Sen. Kevin De Leon (D-Los Angeles), the committee’s chairman, said through a spokeswoman that Walters’ number was wildly inflated and that the panel saved a lot of money by shelving dozens of bills, but he did not immediately have an estimate. Democrats later said the bills passed would cost about $500 million.
“It was a hell of a lot of money that we cut,” De Leon said. Friday is the last day for the committee to act on Senate bills.
The panel held in suspense a measure by Sen. Ricardo Lara (D-Bell Gardens) that would have dedicated more than $400 million to provide healthcare coverage to immigrants in the country illegally and who were left out of coverage from the federal Affordable Care Act.

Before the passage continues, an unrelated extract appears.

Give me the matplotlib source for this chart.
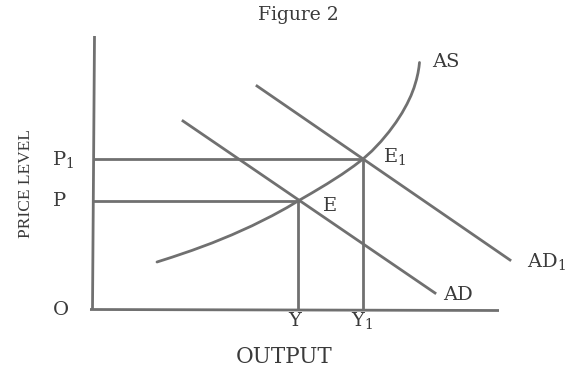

“Such a discriminatory system cannot stand,” De Leon said. “SB 1005 is a necessary measure, but we need to continue to find responsible funding sources so we don’t overstrain our safety net and make sure it doesn’t come apart.” He said if a funding scheme is identified this summer, the bill can be amended into an urgency measure for consideration before the Legislature adjourns in late August.
Lara agreed to the delay. “In my opinion, providing healthcare for all Californians is not a question of if but a matter of when,” he said.
The panel also did not advance a bill by Sen. Noreen Evans (D-Santa Rosa) that would have placed a tax on oil pumped from the ground in California to fund education and parks programs. Because it is an urgency measure, it theoretically could be taken up later, but legislative leaders said the decision to keep it in committee signals its demise.
The decision to table SB 1017 disappointed Paul Song, executive chairman of the liberal activist group Courage Campaign, who said it shows the Legislature is beholden to the oil industry.
“It’s pretty ironic that states such as Texas and Alaska that have governors that are so anti-tax have an oil severance tax that provides revenue for their budget, and yet California does not,” Song said.
Another bill shelved Friday would have required campaign contributions to be publicly disclosed within 24 hours of being received to help voters understand who is supporting candidates.
Sen. Alex Padilla (D-Pacoima) is the author of SB 1103, but a spokesman noted the panel approved three other campaign reform bills by Padilla, including a blackout period on fundraising during the last 100 days of the legislative session.